Áustria impõe um embargo à venda de armas à Turquia

Andrés Mourenza

O Parlamento da Áustria voltou na quinta-feira por unanimidade a imposição de um embargo à venda à Turquia de todo tipo de armamento bélico ou de duplo uso, incluindo químicos e tecnologia que possam ser utilizados por civis e militares, e instou a União Europeia a fazer o mesmo.

Os partidos austríacos apontaram a “ameaça de conflitos armados” e a situação dos direitos humanos na Turquia – em especial de jornalistas e políticos oposicionistas, bem como a repressão à população curda – como razões que justificam tal restrição à venda de armas.

O ministro turco da Defesa, Fikri Isik, não deu importância à medida – na verdade, a Áustria não vendeu material bélico à Turquia nos últimos anos – e disse que “na prática não afetará” o país. “Além disso, utilizaremos isso como uma oportunidade para desenvolver nossos próprios modelos de armas nacionais”, acrescentou.

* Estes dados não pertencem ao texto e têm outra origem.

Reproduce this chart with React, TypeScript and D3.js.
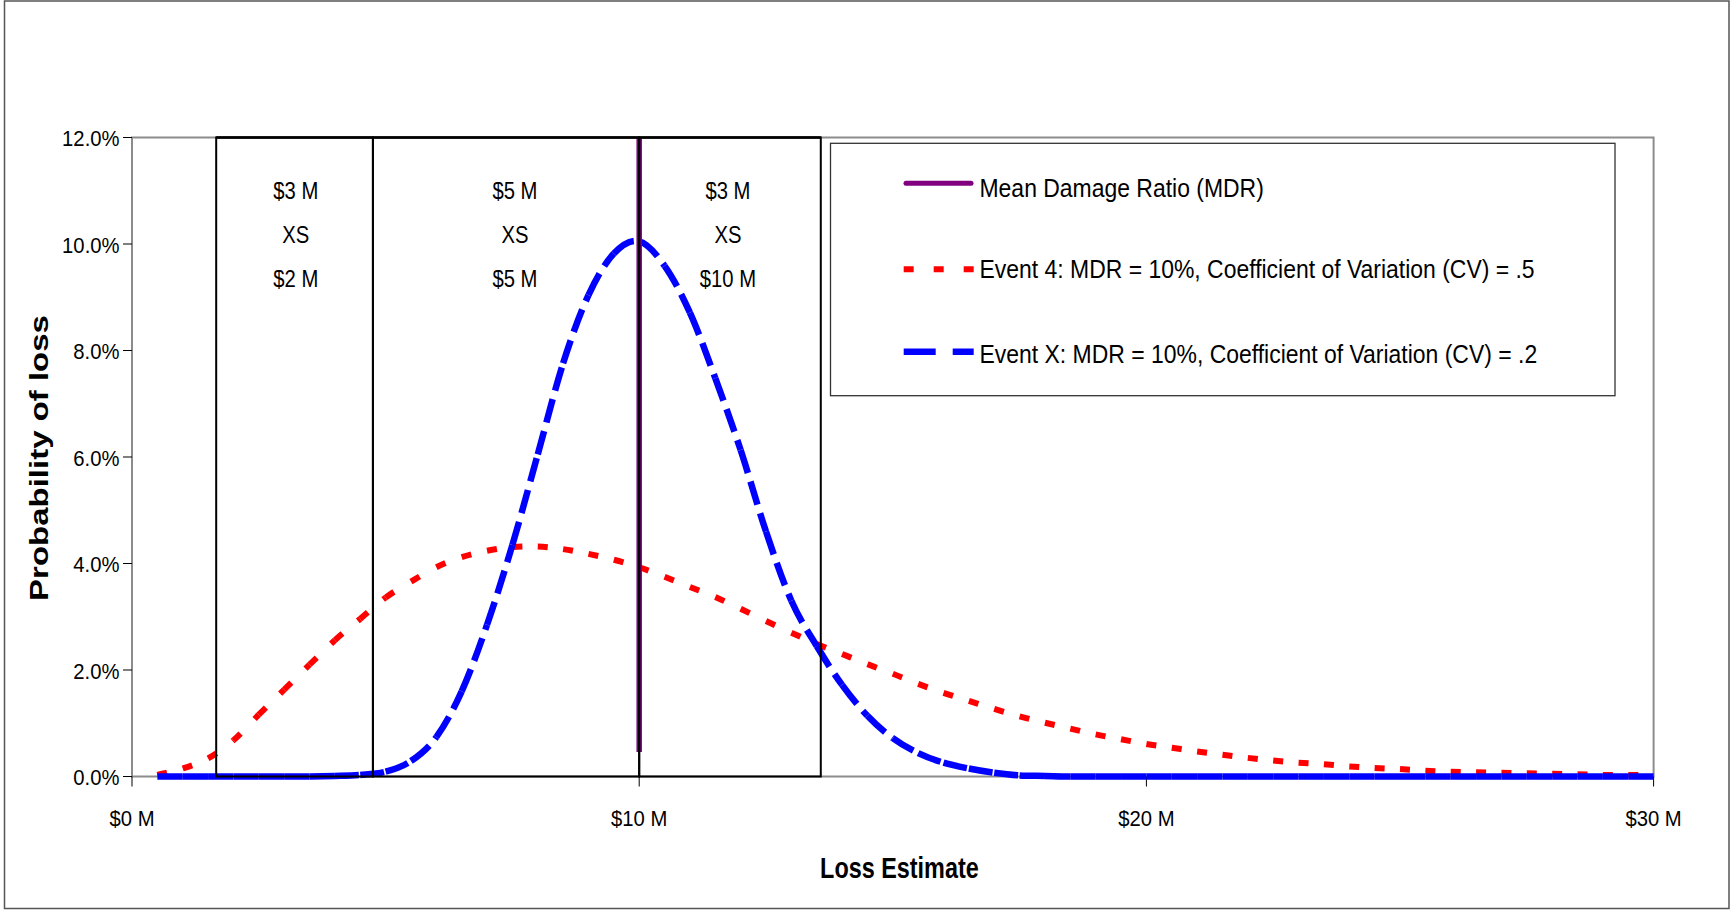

“Durante 53 anos, a UE não nos abriu a porta. O que aconteceu? Nós afundamos? Olhem para onde levamos a Turquia em 14 anos (de governo islamista). É o Ocidente que precisa da Turquia, e não o contrário!”, afirmou Erdogan, que nas últimas semanas tem flertado com a ideia de convocar um referendo, “como o do Brexit”, para que seu povo decida se prossegue ou não com as negociações de adesão.

“A Europa é acusada de fazer chantagem com a Turquia, mas também seria preciso perguntar à parte turca: isto é uma negociação e as 72 medidas estavam sobre a mesa, por que não as cumpriu?”, questionou Vakur Kaya, diretor do site AB Haber (Notícias da UE), entrevistado pela CNN-Türk. Segundo Kaya, ambas as partes são culpadas pelo descarrilamento do processo. Ele instou a “diplomacia” a assumir posições na questão: “De outro modo, a disputa adquirirá maiores dimensões”.

Já no início deste mês, o ministro da Defesa austríaco, Hans Peter Doskozil, alertou para a possibilidade de que o acordo antimigratório fosse suspenso e exortou a UE a elaborar um plano de contingência. Embora algumas fontes diplomáticas consultadas por este jornal se queixem de que o pactuado no passado não está sendo totalmente cumprido — a Turquia está recebendo menos imigrantes devolvidos a partir da Grécia do que o previsto —, o certo é que a cifra de cruzamentos da fronteira se reduziu enormemente: 211.000 refugiados chegaram às costas gregas procedentes de território turco em outubro de 2015, e nos últimos meses o número passou a 3.000. Portanto, uma abertura de fronteiras poderia significar um duro golpe para uma Grécia que se mostrou incapaz de manter em condições dignas os cerca de 60.000 refugiados que se encontram no país.

Contudo, alguns analistas turcos alertam também que talvez não interesse a Erdogan deixar sair da Turquia todos que quiserem, já que entre os refugiados e imigrantes poderiam ocultar-se aqueles que escapam da repressão desencadeada no país depois do golpe de Estado de 15 de julho. Não é à toa que mais de 56.000 passaportes foram cancelados para evitar que seus donos fugissem da Turquia.

No caso de finalmente cumprir sua advertência, Erdogan terá firmes aliados, como o presidente da companhia de transportes Metro, Galip Öztürk, um dos empresários próximos ao poder na Turquia. “Se o chefe (Erdogan) ordenar — afirmou recentemente Öztürk — estamos prontos para enviar os refugiados à fronteira, com nossos milhares de ônibus.”